My ex-boyfriend is getting married on Saturday. No, not THAT ex-boyfriend (that would have been quick)…the one before. We were together for 2.5 years, and we ended three years ago. Without humor, wit, and any semblance of sarcasm, I feel genuinely happy for him.
There was a time when I thought feeling joyful for him was not a possibilty – but instead, I wish him a long and happy life with his bride-to-be. He’s a good man. He just wasn’t the man for me.
If anything, his marriage has made me realize what once I thought impossible… is extremely possible. At one point, after our breakup, it seemed unfathomable to be happy for him being with someone else… let alone getting married to another.
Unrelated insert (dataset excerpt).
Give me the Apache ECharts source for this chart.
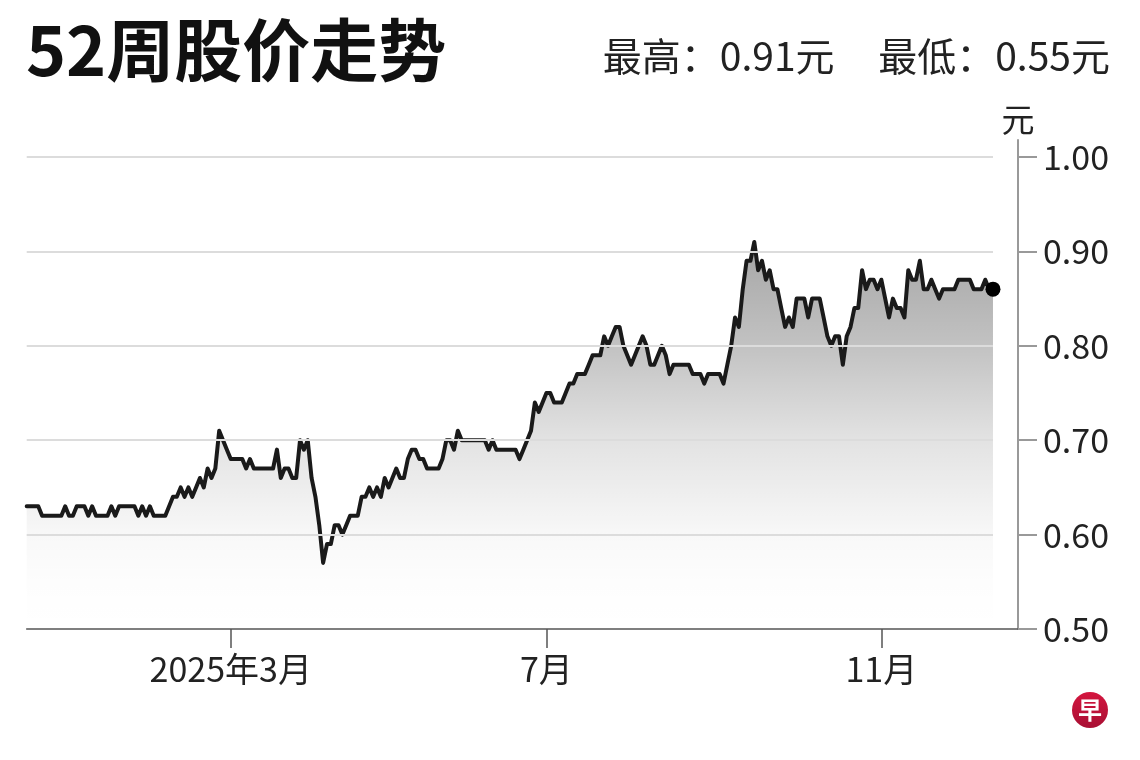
<!DOCTYPE html>
<html>
<head>
<meta charset="utf-8">
<title>52周股价走势</title>
<script src="https://cdn.jsdelivr.net/npm/echarts@6.0.0/dist/echarts.min.js"></script>
<style>
    html, body { margin: 0; padding: 0; background: #fff; }
    #stockLine { width: 1140px; height: 760px; }
</style>
</head>
<body>
<div id="stockLine"></div>
<script>
// 每个交易日收盘价（元）
var prices = [
    0.63, 0.63, 0.63, 0.63, 0.62, 0.62, 0.62, 0.62, 0.62, 0.62,
    0.63, 0.62, 0.62, 0.63, 0.63, 0.63, 0.62, 0.63, 0.62, 0.62,
    0.62, 0.62, 0.63, 0.62, 0.63, 0.63, 0.63, 0.63, 0.63, 0.62,
    0.63, 0.62, 0.63, 0.62, 0.62, 0.62, 0.62, 0.63, 0.64, 0.64,
    0.65, 0.64, 0.65, 0.64, 0.65, 0.66, 0.65, 0.67, 0.66, 0.67,
    0.71, 0.70, 0.69, 0.68, 0.68, 0.68, 0.68, 0.67, 0.68, 0.67,
    0.67, 0.67, 0.67, 0.67, 0.67, 0.69, 0.66, 0.67, 0.67, 0.66,
    0.66, 0.70, 0.69, 0.70, 0.66, 0.64, 0.61, 0.57, 0.59, 0.59,
    0.61, 0.61, 0.60, 0.61, 0.62, 0.62, 0.62, 0.64, 0.64, 0.65,
    0.64, 0.65, 0.64, 0.66, 0.65, 0.66, 0.67, 0.66, 0.66, 0.68,
    0.69, 0.69, 0.68, 0.68, 0.67, 0.67, 0.67, 0.67, 0.68, 0.70,
    0.70, 0.69, 0.71, 0.70, 0.70, 0.70, 0.70, 0.70, 0.70, 0.70,
    0.69, 0.70, 0.69, 0.69, 0.69, 0.69, 0.69, 0.69, 0.68, 0.69,
    0.70, 0.71, 0.74, 0.73, 0.74, 0.75, 0.75, 0.74, 0.74, 0.74,
    0.75, 0.76, 0.76, 0.77, 0.77, 0.77, 0.78, 0.79, 0.79, 0.79,
    0.81, 0.80, 0.81, 0.82, 0.82, 0.80, 0.79, 0.78, 0.79, 0.80,
    0.81, 0.80, 0.78, 0.78, 0.79, 0.80, 0.79, 0.77, 0.78, 0.78,
    0.78, 0.78, 0.78, 0.77, 0.77, 0.77, 0.76, 0.77, 0.77, 0.77,
    0.77, 0.76, 0.78, 0.80, 0.83, 0.82, 0.86, 0.89, 0.89, 0.91,
    0.88, 0.89, 0.87, 0.88, 0.86, 0.86, 0.84, 0.82, 0.83, 0.82,
    0.85, 0.85, 0.85, 0.83, 0.85, 0.85, 0.85, 0.83, 0.81, 0.80,
    0.81, 0.81, 0.78, 0.81, 0.82, 0.84, 0.84, 0.88, 0.86, 0.87,
    0.87, 0.86, 0.87, 0.85, 0.83, 0.85, 0.84, 0.84, 0.83, 0.88,
    0.87, 0.87, 0.89, 0.86, 0.86, 0.87, 0.86, 0.85, 0.86, 0.86,
    0.86, 0.86, 0.87, 0.87, 0.87, 0.87, 0.86, 0.86, 0.86, 0.87,
    0.86, 0.86
];
// 横轴刻度：所在交易日序号和文字
var xTickIndex = [53, 135, 222];
var xTickLabels = ['2025年3月', '7月', '11月'];
// 纵轴刻度
var yTicks = [0.50, 0.60, 0.70, 0.80, 0.90, 1.00];
var highPrice = 0.91;
var lowPrice = 0.55;

var fontName = '"Noto Sans CJK SC", "Noto Sans", sans-serif';
var lastIdx = prices.length - 1;

var seriesData = prices.map(function (v, i) {
    return [i, v];
});
// 网格线只画到最后一个数据点
var gridLines = yTicks.slice(1).map(function (t) {
    return [{coord: [0, t]}, {coord: [lastIdx, t]}];
});

var chart = echarts.init(document.getElementById('stockLine'));
var option = {
    backgroundColor: '#fff',
    animation: false,
    title: [{
        text: '52周股价走势',
        left: 21,
        top: 11,
        textStyle: {
            fontFamily: fontName,
            fontSize: 68,
            fontWeight: 'bold',
            color: '#111'
        }
    }, {
        text: '最高：' + highPrice.toFixed(2) + '元     最低：' + lowPrice.toFixed(2) + '元',
        right: 25,
        top: 32,
        textStyle: {
            fontFamily: fontName,
            fontSize: 39,
            fontWeight: 'normal',
            color: '#222'
        }
    }],
    grid: {
        left: 26.7,
        right: 122,
        top: 140,
        bottom: 131,
        containLabel: false
    },
    xAxis: {
        type: 'value',
        min: 0,
        max: 257.5,
        splitLine: {show: false},
        axisLine: {show: true, onZero: false, lineStyle: {color: '#555', width: 1.5}},
        axisTick: {
            show: true,
            customValues: xTickIndex,
            length: 19,
            lineStyle: {color: '#555', width: 1.5}
        },
        axisLabel: {
            customValues: xTickIndex,
            margin: 23,
            fontFamily: fontName,
            fontSize: 34,
            color: '#222',
            formatter: function (val) {
                var k = xTickIndex.indexOf(val);
                return k >= 0 ? xTickLabels[k] : '';
            }
        }
    },
    yAxis: {
        type: 'value',
        position: 'right',
        min: 0.5,
        max: 1.018,
        name: '元',
        nameLocation: 'end',
        nameGap: 4,
        nameTextStyle: {
            fontFamily: fontName,
            fontSize: 33,
            color: '#222'
        },
        splitLine: {show: false},
        axisLine: {show: true, onZero: false, lineStyle: {color: '#999', width: 2}},
        axisTick: {
            show: true,
            inside: false,
            customValues: yTicks,
            length: 19,
            lineStyle: {color: '#999', width: 2}
        },
        axisLabel: {
            customValues: yTicks,
            margin: 25,
            fontFamily: fontName,
            fontSize: 34,
            color: '#222',
            formatter: function (val) {
                return val.toFixed(2);
            }
        }
    },
    series: [{
        // 网格线，放在面积下面
        name: 'grid',
        type: 'line',
        data: seriesData,
        z: 1,
        silent: true,
        showSymbol: false,
        lineStyle: {opacity: 0},
        markLine: {
            silent: true,
            symbol: 'none',
            label: {show: false},
            lineStyle: {color: '#dcdcdc', width: 2, type: 'solid'},
            data: gridLines
        }
    }, {
        name: '股价',
        type: 'line',
        data: seriesData,
        z: 3,
        showSymbol: false,
        lineStyle: {color: '#1a1a1a', width: 4, join: 'round', cap: 'round'},
        areaStyle: {
            color: new echarts.graphic.LinearGradient(0, 0, 0, 1, [
                {offset: 0, color: 'rgba(0,0,0,0.50)'},
                {offset: 0.27, color: 'rgba(0,0,0,0.34)'},
                {offset: 0.51, color: 'rgba(0,0,0,0.16)'},
                {offset: 0.76, color: 'rgba(0,0,0,0.04)'},
                {offset: 0.88, color: 'rgba(0,0,0,0.01)'},
                {offset: 1, color: 'rgba(0,0,0,0)'}
            ])
        }
    }, {
        // 最后一个点
        name: 'last',
        type: 'scatter',
        z: 4,
        symbolSize: 15,
        itemStyle: {color: '#000', opacity: 1},
        data: [[lastIdx, prices[lastIdx]]]
    }],
    graphic: [{
        // 联合早报标志
        type: 'group',
        right: 32,
        bottom: 32,
        children: [{
            type: 'circle',
            shape: {cx: 18, cy: 18, r: 18},
            style: {
                fill: new echarts.graphic.LinearGradient(0, 0, 0, 1, [
                    {offset: 0, color: '#d4163f'},
                    {offset: 1, color: '#a80f33'}
                ])
            }
        }, {
            type: 'text',
            x: 18,
            y: 18,
            style: {
                text: '早',
                fill: '#fff',
                font: 'bold 24px "Noto Sans CJK SC"',
                align: 'center',
                verticalAlign: 'middle'
            }
        }]
    }]
};
chart.setOption(option, true);
</script>
</body>
</html>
But now I see how far we as human beings can come… how our feelings change and evolve over time…And how I can surprise even myself.
Within a few days of my most recent breakup a few months ago, I received a kind email from one of our mutual friends. She had gone through something similar with her now-husband. Something she wrote to me resonates with me still, four months later: It took me months for my heart to feel a little healed, i am not going to lie, but eventually I came to realize i could easily fall just in love with someone else – that he wasn’t the only guy for me. And honestly, I got to a place in my life that set the tone for the rest of it…i learned to be happy with me.
I thought she was crazy. How could I think that I could fall in love with someone else? But I get it now. Because there was a time three years ago, when I thought I couldn’t get over A. Now A is getting married, and I’m thrilled for him. So, maybe one day, I’ll get over B. (Is there a C in my future?) I’m ten times the person I was four months ago. I’m eager to see who I become over the next four months.
The past few days have been great. Over the weekend, I shared old times with Boston. On Monday, I was strengthened in DC. Wednesday, I found my backhand…it finally clicked! I was told it would, that one day I would wake up, and it would be as if I was doing it for years. It came to me and it all made sense. Thursday, I had a night that brought me back to my old neighborhood, but in the crook of a different strong arm, who made me laugh and smile.
You can’t rush it, you can’t force it. It’s corny, but you just keep being the best version of yourself possible. You follow your dreams of moving to the West Coast, you take risks in changing careers, your friendships strengthen, you continue to do things you love, and find new people who inspire you. You do it all, day after day. And you find peace, finally, within yourself.
So a sincere, heartfelt congratulations, A. May I one day also find someone who wants to greet me at the end of that long aisle. Until then, it’s all about me…and the peace I find more of everyday.